• THE REQUEST: Copy out all the lines where "that" shows up.
--- start of PROVIDED INFORMATION ---
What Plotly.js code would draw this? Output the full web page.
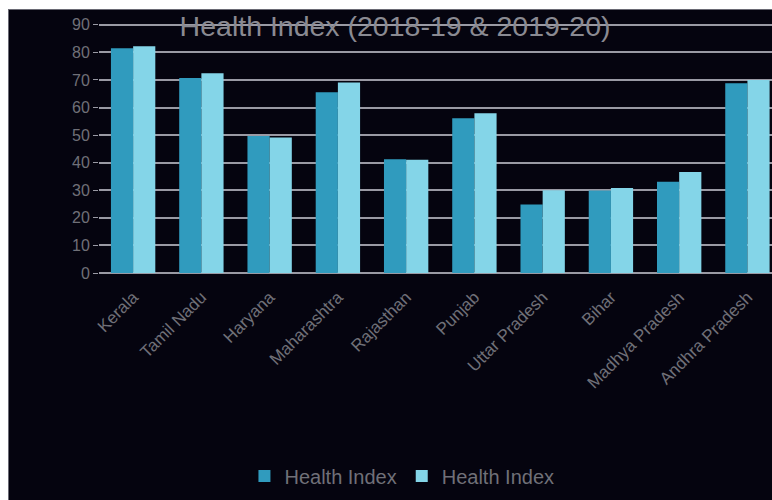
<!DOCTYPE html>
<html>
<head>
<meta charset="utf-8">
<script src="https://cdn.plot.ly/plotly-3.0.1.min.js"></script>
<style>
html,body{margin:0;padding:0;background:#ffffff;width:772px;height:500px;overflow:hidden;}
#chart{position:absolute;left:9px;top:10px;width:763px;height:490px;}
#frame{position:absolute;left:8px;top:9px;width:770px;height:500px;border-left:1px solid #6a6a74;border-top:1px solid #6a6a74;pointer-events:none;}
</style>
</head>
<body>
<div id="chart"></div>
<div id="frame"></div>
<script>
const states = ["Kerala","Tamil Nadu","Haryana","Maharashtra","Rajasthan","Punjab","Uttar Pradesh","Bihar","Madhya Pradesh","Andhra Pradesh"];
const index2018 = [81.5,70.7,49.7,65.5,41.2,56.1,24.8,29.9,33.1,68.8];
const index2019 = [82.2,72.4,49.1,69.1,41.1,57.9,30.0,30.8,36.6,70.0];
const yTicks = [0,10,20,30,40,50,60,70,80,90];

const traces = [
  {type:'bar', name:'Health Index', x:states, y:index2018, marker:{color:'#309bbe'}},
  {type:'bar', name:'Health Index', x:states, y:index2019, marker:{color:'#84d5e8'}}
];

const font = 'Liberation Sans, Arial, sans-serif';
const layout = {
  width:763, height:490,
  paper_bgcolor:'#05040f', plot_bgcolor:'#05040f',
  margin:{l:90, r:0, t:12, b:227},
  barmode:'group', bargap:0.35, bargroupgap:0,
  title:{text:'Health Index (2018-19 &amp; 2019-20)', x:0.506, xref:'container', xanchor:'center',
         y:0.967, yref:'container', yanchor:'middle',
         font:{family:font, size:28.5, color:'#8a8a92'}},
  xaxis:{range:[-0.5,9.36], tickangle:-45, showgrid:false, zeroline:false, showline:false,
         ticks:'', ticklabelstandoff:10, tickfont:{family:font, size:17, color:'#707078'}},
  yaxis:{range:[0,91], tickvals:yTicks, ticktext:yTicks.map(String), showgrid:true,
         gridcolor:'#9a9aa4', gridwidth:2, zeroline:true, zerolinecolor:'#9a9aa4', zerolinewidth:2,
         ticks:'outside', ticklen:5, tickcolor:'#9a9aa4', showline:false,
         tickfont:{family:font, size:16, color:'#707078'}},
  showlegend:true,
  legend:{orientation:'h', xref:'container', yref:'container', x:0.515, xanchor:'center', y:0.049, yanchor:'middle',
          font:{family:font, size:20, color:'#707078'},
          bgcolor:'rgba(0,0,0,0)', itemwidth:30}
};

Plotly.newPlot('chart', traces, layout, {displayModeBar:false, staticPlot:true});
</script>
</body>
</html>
--- end of PROVIDED INFORMATION ---
--- start of PROVIDED INFORMATION ---
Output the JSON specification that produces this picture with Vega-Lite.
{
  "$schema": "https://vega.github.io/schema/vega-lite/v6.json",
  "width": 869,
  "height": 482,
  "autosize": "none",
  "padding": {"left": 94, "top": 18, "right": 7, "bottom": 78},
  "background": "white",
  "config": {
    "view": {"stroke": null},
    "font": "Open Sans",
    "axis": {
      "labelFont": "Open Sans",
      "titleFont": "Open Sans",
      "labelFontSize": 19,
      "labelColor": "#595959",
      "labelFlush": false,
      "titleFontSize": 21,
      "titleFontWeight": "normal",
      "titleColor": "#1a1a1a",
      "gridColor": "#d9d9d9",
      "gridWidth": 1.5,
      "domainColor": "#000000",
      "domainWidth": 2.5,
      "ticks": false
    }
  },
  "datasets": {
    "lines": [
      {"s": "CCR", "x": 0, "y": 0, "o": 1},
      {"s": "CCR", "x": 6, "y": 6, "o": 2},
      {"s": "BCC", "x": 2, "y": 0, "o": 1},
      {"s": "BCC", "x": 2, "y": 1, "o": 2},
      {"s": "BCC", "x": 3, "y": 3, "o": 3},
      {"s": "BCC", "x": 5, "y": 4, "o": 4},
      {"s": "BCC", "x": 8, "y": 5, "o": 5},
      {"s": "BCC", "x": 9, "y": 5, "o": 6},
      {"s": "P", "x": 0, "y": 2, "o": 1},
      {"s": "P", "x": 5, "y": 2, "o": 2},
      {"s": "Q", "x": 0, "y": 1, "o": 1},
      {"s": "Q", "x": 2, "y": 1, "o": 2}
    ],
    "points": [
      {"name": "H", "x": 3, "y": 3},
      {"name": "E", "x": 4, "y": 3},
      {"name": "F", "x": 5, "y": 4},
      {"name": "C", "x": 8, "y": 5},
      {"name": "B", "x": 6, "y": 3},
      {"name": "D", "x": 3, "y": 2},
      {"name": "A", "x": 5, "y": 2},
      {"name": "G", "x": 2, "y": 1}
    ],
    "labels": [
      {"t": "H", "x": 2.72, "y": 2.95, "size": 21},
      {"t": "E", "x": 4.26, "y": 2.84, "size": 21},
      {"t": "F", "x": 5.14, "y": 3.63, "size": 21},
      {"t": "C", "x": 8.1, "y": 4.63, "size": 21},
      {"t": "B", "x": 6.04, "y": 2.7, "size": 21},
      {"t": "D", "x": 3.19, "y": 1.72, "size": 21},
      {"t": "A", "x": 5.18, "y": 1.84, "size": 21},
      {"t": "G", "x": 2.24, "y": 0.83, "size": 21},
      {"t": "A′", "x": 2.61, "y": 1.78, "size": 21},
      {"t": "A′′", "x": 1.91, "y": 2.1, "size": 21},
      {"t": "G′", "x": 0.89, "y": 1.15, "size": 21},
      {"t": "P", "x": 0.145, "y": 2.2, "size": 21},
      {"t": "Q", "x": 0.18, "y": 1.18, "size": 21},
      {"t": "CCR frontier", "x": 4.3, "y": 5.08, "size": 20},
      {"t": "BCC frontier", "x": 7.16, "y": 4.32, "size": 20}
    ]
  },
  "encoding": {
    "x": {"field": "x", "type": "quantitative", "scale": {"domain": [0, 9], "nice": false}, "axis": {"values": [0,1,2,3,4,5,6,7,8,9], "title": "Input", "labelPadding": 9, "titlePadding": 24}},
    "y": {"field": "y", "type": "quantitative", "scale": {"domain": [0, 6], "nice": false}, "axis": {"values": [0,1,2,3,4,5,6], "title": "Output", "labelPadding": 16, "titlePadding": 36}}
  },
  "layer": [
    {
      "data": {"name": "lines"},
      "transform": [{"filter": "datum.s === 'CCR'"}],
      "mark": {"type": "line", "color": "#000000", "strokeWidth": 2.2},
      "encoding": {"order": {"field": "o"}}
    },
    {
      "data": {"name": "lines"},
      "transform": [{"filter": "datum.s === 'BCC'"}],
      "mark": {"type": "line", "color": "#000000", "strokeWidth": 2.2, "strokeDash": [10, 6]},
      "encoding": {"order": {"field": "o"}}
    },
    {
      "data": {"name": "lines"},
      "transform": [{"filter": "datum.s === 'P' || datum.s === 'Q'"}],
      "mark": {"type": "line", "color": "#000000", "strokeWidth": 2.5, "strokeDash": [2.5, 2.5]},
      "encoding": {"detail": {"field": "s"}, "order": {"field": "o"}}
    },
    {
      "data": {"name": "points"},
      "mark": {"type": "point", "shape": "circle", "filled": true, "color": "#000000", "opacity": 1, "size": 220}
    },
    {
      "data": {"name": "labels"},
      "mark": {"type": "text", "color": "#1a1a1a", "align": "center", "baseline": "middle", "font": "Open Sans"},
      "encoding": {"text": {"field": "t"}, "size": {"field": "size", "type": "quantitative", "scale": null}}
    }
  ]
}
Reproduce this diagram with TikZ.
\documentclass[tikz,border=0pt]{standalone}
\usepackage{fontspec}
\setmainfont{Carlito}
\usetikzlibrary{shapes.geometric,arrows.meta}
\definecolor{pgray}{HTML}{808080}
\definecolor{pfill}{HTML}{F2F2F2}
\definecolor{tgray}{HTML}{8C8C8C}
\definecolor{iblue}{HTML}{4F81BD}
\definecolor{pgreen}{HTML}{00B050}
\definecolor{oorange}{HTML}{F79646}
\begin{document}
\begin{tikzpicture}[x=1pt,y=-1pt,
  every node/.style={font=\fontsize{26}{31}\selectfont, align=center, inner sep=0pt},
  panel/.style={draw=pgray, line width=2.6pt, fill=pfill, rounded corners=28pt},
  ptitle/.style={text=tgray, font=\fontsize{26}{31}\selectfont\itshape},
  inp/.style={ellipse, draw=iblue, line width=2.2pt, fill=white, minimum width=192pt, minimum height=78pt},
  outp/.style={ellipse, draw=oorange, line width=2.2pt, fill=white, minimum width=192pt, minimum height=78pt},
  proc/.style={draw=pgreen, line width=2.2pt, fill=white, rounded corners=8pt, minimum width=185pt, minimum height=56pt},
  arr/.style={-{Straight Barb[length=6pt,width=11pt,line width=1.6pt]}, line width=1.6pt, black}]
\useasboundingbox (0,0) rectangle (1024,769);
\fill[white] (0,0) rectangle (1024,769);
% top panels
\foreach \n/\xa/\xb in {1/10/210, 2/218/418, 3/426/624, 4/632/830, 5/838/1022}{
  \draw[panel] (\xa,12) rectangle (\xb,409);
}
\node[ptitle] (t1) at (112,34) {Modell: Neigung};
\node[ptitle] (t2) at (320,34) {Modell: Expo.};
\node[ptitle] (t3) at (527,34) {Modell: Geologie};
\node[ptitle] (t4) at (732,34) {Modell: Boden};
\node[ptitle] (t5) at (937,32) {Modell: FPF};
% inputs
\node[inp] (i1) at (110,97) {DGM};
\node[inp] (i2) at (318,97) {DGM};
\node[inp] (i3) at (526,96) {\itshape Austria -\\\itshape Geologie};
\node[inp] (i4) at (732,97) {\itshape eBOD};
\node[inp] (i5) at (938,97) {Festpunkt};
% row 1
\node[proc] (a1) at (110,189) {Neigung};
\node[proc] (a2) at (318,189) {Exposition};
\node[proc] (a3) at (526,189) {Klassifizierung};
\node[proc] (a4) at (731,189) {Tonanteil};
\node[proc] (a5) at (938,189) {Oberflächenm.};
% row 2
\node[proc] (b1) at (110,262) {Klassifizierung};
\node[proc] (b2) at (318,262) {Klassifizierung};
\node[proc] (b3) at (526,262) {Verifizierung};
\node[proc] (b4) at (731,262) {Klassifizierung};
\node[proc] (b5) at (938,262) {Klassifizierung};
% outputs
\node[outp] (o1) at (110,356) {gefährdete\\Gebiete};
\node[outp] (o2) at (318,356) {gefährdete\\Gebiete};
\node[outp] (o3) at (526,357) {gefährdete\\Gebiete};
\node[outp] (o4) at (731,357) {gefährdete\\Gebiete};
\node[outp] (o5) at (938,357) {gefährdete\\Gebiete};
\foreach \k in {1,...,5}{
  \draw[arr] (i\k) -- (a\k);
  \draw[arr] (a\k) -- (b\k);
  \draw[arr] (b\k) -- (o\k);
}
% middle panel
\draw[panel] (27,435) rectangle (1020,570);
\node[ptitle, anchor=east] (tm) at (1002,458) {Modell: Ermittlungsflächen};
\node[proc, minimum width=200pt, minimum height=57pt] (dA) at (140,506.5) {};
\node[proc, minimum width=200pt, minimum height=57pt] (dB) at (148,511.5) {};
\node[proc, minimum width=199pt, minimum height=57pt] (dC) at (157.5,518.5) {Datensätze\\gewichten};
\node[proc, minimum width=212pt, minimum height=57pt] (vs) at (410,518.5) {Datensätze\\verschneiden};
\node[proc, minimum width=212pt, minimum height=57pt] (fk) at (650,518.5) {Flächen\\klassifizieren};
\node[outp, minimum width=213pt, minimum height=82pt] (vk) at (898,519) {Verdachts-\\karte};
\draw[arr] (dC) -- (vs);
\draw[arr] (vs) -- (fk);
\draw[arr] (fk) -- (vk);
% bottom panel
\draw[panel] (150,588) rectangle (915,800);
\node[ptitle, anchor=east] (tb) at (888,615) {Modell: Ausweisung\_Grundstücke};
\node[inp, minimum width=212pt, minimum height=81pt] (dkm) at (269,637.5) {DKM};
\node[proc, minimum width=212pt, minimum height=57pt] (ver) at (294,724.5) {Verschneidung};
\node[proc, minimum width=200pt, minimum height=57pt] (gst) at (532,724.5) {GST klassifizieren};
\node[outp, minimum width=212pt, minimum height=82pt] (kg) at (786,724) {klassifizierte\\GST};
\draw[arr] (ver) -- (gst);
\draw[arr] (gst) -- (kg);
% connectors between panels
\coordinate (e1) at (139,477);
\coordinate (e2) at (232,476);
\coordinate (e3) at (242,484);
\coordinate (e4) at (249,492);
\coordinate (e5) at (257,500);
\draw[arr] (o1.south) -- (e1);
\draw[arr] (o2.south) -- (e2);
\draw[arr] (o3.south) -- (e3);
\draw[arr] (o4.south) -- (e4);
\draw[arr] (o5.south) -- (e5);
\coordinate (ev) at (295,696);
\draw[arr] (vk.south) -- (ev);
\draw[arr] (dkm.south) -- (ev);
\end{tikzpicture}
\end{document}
--- end of PROVIDED INFORMATION ---
--- start of PROVIDED INFORMATION ---
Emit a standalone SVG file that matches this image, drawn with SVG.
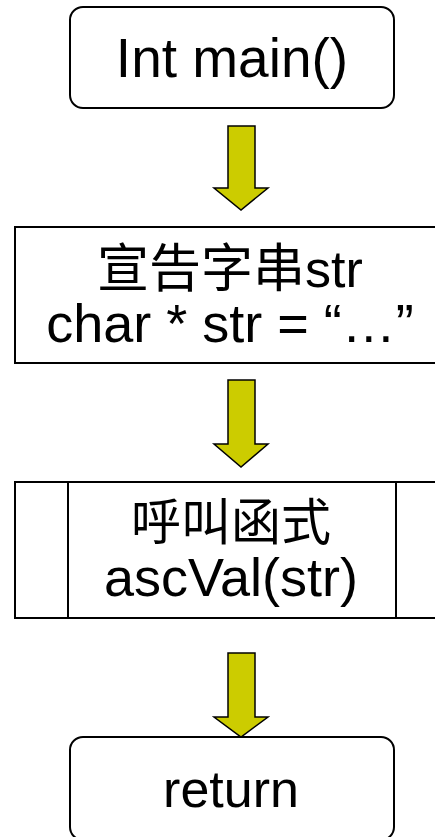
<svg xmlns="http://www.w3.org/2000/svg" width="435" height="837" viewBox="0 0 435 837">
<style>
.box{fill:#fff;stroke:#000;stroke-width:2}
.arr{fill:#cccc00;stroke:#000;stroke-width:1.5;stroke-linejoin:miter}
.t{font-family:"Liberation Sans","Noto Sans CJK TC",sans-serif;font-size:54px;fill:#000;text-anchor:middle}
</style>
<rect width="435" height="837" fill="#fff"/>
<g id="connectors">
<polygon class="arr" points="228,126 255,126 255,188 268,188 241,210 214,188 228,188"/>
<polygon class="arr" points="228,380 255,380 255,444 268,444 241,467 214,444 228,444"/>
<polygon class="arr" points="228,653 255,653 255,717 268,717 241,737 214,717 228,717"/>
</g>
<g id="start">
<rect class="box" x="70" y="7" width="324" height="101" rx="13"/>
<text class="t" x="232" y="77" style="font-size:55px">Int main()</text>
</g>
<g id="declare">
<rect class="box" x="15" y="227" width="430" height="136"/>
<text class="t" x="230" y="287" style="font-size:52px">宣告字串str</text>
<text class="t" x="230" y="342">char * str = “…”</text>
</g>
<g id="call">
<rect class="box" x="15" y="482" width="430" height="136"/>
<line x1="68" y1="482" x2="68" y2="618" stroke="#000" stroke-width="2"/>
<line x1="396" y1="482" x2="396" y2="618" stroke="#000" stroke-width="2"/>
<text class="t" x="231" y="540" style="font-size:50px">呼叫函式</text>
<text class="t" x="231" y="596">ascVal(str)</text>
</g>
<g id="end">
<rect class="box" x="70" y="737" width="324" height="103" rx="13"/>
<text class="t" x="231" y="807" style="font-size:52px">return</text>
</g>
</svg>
--- end of PROVIDED INFORMATION ---
• RESPONSE FOR THIS EXERCISE:
Output the JSON specification that produces this picture with Vega-Lite.
Emit a standalone SVG file that matches this image, drawn with SVG.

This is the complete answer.